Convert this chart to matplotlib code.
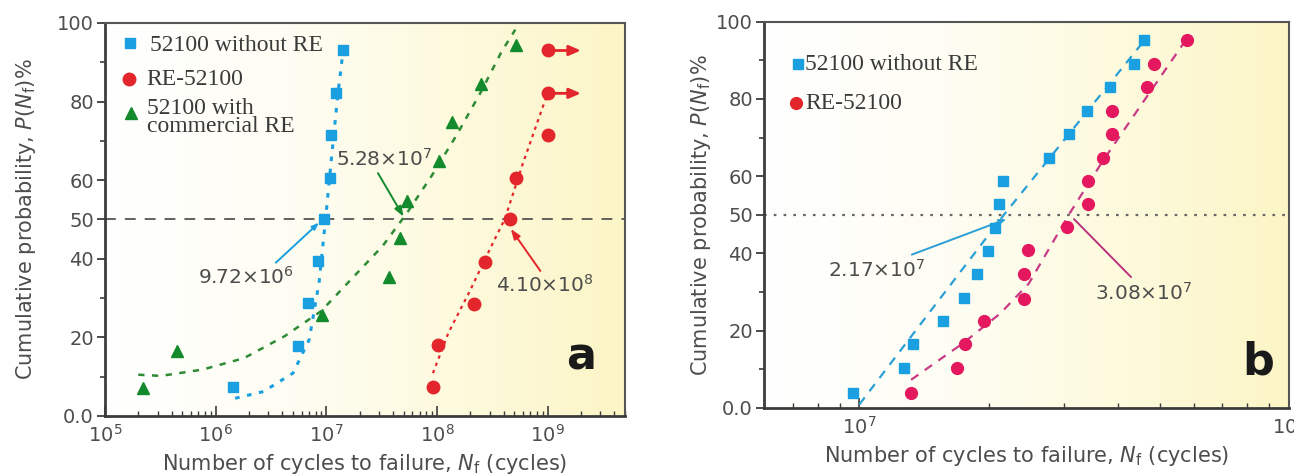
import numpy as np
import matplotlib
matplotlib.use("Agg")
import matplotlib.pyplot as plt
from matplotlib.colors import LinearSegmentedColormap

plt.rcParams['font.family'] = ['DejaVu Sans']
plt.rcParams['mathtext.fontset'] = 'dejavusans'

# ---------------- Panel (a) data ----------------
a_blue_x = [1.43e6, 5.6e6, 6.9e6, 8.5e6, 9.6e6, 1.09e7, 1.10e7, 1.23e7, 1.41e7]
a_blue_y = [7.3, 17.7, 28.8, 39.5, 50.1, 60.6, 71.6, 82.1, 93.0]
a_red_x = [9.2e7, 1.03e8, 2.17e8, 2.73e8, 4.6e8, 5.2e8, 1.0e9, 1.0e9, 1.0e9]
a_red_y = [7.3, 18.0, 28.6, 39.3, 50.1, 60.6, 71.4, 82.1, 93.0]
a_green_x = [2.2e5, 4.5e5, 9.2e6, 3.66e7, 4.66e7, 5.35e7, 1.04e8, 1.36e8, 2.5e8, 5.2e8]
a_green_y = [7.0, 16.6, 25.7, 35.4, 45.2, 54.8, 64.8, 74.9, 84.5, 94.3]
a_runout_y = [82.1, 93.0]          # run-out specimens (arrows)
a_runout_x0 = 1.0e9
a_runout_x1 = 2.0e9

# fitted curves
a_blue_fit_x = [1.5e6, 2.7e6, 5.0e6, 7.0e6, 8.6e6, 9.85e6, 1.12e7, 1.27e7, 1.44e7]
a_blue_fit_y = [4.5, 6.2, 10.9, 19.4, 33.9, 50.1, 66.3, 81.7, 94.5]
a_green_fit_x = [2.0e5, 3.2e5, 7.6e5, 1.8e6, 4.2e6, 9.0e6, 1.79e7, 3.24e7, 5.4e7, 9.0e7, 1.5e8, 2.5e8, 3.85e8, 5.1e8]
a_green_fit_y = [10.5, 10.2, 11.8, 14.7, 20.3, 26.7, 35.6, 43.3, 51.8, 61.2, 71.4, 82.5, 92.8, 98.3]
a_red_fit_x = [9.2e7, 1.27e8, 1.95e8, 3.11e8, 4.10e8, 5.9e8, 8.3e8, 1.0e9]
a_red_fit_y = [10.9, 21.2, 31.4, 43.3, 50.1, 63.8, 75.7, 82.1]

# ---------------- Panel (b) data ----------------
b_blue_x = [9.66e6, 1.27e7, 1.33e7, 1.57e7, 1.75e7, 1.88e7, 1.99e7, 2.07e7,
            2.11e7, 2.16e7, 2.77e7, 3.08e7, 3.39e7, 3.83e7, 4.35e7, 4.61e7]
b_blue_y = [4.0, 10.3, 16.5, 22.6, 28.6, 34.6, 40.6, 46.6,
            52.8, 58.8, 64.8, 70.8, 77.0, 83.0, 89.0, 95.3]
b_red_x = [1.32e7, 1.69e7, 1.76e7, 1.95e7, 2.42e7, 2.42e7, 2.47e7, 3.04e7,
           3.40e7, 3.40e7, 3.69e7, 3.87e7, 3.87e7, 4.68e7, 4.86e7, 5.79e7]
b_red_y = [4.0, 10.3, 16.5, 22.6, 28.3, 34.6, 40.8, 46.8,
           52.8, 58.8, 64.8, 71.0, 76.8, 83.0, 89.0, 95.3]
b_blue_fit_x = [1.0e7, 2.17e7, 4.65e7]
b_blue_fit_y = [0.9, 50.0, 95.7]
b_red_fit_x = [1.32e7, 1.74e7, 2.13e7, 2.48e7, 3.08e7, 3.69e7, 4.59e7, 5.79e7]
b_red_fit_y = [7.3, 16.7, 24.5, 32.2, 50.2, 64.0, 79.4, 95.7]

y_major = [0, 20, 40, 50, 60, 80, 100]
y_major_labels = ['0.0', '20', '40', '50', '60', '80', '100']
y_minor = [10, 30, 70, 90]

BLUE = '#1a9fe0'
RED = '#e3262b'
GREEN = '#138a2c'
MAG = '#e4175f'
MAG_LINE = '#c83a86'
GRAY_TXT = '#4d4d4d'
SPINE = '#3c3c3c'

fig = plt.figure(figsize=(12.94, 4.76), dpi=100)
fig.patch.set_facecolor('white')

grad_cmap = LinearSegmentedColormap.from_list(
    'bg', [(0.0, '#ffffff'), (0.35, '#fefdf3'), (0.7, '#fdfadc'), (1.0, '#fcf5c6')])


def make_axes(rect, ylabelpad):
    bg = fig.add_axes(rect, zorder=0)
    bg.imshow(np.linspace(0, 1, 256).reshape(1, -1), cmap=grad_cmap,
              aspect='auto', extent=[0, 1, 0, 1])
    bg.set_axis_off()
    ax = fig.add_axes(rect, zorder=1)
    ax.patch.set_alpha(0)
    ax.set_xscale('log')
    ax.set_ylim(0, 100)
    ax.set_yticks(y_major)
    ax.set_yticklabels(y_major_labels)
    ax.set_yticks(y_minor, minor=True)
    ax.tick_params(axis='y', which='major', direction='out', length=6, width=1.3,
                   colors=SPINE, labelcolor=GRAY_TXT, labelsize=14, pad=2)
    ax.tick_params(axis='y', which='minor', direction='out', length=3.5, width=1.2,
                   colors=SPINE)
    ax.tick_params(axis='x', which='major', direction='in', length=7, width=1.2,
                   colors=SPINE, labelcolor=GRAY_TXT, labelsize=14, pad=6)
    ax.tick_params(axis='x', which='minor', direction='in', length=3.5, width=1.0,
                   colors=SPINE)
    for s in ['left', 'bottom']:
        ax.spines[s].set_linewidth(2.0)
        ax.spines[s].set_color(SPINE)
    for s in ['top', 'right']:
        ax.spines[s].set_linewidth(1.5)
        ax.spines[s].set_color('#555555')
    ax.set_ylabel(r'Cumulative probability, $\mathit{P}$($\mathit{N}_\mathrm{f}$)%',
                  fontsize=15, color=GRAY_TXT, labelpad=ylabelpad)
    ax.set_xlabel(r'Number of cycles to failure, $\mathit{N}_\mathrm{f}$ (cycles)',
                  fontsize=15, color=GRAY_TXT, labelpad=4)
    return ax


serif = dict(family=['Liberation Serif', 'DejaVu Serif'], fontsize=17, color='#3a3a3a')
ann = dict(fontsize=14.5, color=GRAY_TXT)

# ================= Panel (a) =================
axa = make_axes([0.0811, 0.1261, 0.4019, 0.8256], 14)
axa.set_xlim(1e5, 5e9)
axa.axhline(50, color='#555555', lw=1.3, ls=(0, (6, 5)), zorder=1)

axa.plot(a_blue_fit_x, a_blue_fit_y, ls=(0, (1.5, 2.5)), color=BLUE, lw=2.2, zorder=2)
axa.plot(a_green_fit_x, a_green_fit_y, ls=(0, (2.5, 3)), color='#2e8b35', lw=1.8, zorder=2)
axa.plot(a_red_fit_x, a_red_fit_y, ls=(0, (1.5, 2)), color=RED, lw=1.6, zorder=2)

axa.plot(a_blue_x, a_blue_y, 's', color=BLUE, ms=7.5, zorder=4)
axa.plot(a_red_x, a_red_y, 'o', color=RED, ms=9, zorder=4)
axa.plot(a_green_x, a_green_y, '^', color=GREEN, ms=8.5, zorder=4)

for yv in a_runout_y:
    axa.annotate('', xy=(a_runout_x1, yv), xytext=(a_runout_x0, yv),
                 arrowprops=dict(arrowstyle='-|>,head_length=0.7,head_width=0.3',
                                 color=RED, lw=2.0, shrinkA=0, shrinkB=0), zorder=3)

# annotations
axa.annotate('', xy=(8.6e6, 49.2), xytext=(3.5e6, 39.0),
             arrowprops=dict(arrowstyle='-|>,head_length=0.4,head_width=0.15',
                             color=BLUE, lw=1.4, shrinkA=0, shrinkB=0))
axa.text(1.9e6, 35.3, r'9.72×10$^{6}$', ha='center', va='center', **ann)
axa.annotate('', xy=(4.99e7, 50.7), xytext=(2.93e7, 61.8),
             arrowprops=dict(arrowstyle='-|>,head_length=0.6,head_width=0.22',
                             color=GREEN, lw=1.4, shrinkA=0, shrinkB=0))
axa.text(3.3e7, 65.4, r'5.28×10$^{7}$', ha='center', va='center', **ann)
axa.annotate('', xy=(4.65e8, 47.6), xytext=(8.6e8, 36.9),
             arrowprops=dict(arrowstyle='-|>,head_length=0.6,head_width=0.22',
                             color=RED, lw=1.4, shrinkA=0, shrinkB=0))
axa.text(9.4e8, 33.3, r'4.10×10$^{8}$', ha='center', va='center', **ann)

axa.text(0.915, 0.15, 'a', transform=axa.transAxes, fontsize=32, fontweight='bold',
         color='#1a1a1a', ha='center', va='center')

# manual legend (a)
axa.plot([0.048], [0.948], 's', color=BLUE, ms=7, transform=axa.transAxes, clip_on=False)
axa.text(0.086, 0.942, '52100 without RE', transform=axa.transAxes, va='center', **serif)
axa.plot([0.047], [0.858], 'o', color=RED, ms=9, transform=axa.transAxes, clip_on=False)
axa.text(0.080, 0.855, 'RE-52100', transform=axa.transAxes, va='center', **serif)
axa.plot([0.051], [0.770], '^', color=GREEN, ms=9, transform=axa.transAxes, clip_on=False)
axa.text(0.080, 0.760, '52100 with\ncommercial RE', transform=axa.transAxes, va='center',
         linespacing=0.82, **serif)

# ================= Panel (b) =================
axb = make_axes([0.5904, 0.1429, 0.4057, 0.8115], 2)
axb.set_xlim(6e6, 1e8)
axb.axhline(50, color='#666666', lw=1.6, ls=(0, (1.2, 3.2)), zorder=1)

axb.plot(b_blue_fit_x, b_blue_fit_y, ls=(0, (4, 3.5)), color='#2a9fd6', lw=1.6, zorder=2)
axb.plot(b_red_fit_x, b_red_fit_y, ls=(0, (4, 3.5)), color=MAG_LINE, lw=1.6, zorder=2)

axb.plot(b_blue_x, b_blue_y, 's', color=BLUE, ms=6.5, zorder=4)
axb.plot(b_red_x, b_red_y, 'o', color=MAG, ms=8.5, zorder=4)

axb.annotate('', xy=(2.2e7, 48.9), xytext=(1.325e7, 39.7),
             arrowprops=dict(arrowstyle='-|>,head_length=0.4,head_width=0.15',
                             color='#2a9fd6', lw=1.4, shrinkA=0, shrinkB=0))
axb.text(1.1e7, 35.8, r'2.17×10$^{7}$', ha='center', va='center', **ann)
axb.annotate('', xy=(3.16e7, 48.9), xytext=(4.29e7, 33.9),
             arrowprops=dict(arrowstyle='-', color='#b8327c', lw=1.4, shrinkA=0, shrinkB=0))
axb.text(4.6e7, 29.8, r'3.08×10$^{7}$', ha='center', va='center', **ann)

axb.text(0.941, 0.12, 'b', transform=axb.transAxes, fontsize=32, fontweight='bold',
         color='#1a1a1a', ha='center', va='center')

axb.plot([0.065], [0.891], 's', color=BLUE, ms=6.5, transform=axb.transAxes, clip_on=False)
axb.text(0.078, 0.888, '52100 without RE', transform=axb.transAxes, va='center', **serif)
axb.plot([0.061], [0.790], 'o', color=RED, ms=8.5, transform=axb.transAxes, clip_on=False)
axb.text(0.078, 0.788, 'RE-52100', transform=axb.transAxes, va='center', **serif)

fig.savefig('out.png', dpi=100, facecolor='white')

::::::::::

YOUR TASK => Exactly restate the lines from the beginning of the data through the line with "a_red_fit_y = [10.9, 21.2, 31.4, 43.3, 50.1, 63.8, 75.7, 82.1]", and no others, keeping pictures out.

ANSWER TO THE TASK =>
Convert this chart to matplotlib code.
import numpy as np
import matplotlib
matplotlib.use("Agg")
import matplotlib.pyplot as plt
from matplotlib.colors import LinearSegmentedColormap

plt.rcParams['font.family'] = ['DejaVu Sans']
plt.rcParams['mathtext.fontset'] = 'dejavusans'

# ---------------- Panel (a) data ----------------
a_blue_x = [1.43e6, 5.6e6, 6.9e6, 8.5e6, 9.6e6, 1.09e7, 1.10e7, 1.23e7, 1.41e7]
a_blue_y = [7.3, 17.7, 28.8, 39.5, 50.1, 60.6, 71.6, 82.1, 93.0]
a_red_x = [9.2e7, 1.03e8, 2.17e8, 2.73e8, 4.6e8, 5.2e8, 1.0e9, 1.0e9, 1.0e9]
a_red_y = [7.3, 18.0, 28.6, 39.3, 50.1, 60.6, 71.4, 82.1, 93.0]
a_green_x = [2.2e5, 4.5e5, 9.2e6, 3.66e7, 4.66e7, 5.35e7, 1.04e8, 1.36e8, 2.5e8, 5.2e8]
a_green_y = [7.0, 16.6, 25.7, 35.4, 45.2, 54.8, 64.8, 74.9, 84.5, 94.3]
a_runout_y = [82.1, 93.0]          # run-out specimens (arrows)
a_runout_x0 = 1.0e9
a_runout_x1 = 2.0e9

# fitted curves
a_blue_fit_x = [1.5e6, 2.7e6, 5.0e6, 7.0e6, 8.6e6, 9.85e6, 1.12e7, 1.27e7, 1.44e7]
a_blue_fit_y = [4.5, 6.2, 10.9, 19.4, 33.9, 50.1, 66.3, 81.7, 94.5]
a_green_fit_x = [2.0e5, 3.2e5, 7.6e5, 1.8e6, 4.2e6, 9.0e6, 1.79e7, 3.24e7, 5.4e7, 9.0e7, 1.5e8, 2.5e8, 3.85e8, 5.1e8]
a_green_fit_y = [10.5, 10.2, 11.8, 14.7, 20.3, 26.7, 35.6, 43.3, 51.8, 61.2, 71.4, 82.5, 92.8, 98.3]
a_red_fit_x = [9.2e7, 1.27e8, 1.95e8, 3.11e8, 4.10e8, 5.9e8, 8.3e8, 1.0e9]
a_red_fit_y = [10.9, 21.2, 31.4, 43.3, 50.1, 63.8, 75.7, 82.1]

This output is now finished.